TASK:
Give the number of lines holding the string "matplotlib", and nothing else.

PROVIDED DATA:
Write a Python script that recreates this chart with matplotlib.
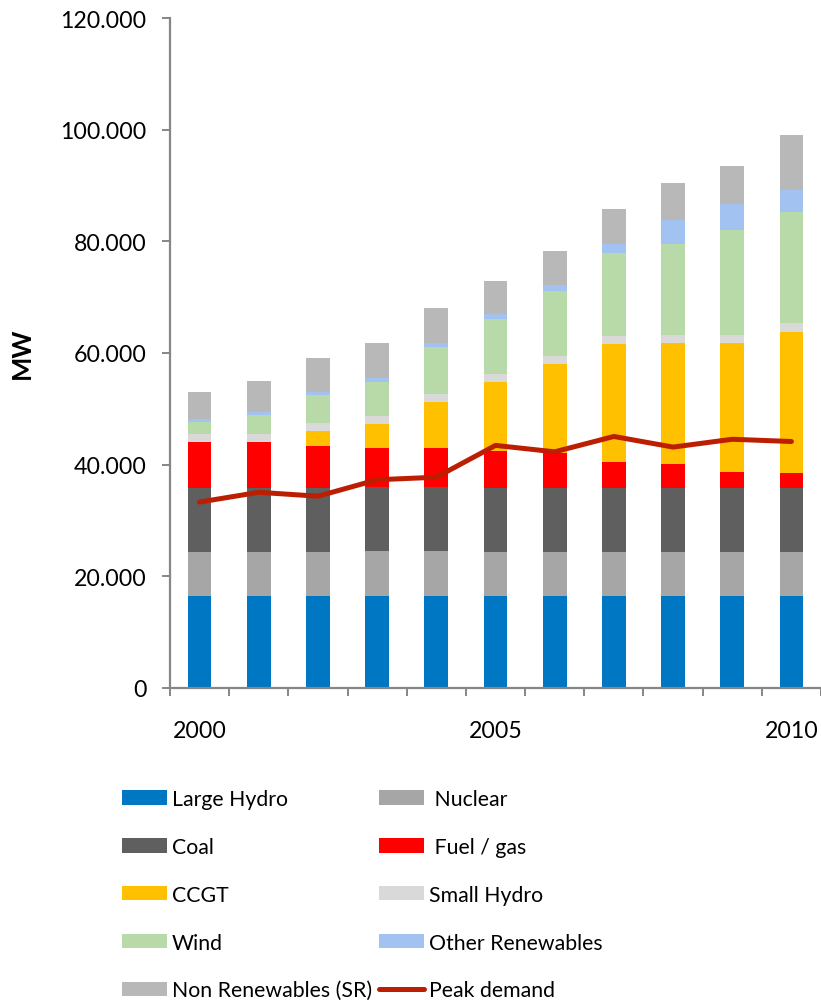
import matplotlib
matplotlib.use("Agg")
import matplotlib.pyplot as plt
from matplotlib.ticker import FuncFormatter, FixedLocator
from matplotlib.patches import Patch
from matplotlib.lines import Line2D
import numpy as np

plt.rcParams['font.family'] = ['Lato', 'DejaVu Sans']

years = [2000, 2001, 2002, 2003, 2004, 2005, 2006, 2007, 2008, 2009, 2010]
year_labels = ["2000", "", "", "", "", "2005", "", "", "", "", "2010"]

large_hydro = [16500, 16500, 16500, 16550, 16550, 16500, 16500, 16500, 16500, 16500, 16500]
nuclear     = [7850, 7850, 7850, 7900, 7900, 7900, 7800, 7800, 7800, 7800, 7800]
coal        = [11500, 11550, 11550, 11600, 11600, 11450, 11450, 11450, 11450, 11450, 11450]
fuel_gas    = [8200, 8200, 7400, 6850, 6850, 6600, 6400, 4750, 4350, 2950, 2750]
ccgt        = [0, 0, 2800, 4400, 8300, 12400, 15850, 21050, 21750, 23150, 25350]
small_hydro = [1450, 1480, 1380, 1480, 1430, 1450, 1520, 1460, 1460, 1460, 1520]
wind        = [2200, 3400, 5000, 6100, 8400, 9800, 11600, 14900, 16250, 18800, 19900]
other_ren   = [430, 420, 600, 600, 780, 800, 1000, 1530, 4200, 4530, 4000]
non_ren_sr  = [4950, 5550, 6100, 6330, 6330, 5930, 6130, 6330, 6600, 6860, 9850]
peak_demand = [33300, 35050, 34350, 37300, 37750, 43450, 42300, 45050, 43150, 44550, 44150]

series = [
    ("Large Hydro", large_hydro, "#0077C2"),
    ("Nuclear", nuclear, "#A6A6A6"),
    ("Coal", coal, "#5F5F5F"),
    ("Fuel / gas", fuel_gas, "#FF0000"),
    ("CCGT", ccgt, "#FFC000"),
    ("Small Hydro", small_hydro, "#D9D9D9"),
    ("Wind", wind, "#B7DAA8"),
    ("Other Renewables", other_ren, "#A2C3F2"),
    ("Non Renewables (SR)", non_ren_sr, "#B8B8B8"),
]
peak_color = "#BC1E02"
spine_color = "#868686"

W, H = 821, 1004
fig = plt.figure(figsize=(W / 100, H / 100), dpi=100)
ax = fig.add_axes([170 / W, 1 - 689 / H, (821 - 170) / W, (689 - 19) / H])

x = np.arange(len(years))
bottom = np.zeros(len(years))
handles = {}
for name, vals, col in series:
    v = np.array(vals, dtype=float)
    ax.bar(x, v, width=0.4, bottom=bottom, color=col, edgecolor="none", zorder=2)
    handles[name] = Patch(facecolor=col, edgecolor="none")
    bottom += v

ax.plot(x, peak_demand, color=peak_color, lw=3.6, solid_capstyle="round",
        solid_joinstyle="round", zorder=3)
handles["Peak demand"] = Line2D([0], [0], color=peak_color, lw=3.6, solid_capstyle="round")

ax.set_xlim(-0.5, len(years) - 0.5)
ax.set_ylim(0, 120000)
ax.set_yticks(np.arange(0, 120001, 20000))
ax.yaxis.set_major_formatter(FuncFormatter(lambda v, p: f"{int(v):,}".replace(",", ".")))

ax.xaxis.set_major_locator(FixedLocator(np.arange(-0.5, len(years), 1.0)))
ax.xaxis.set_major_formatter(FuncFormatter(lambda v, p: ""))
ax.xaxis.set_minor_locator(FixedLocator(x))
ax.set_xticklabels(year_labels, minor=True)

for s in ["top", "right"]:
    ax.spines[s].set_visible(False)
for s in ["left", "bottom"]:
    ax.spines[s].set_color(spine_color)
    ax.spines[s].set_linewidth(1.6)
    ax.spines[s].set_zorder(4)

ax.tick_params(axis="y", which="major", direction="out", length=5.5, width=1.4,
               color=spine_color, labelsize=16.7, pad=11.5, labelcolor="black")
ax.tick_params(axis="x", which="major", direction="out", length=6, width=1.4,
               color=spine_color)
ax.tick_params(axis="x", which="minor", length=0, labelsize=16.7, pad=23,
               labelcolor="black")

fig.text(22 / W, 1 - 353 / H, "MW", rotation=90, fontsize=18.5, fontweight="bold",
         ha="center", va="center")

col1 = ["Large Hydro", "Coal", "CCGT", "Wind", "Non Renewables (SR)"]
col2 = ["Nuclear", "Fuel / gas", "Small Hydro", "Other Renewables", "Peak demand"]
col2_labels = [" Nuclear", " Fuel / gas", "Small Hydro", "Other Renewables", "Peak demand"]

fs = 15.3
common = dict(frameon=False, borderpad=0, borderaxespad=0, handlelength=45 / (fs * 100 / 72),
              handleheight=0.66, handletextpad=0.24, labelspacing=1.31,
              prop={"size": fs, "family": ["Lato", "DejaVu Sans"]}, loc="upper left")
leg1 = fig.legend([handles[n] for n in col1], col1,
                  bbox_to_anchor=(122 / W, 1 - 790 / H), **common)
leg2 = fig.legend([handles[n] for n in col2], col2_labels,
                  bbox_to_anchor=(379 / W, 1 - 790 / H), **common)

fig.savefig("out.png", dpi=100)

EXERCISE ANSWER:
7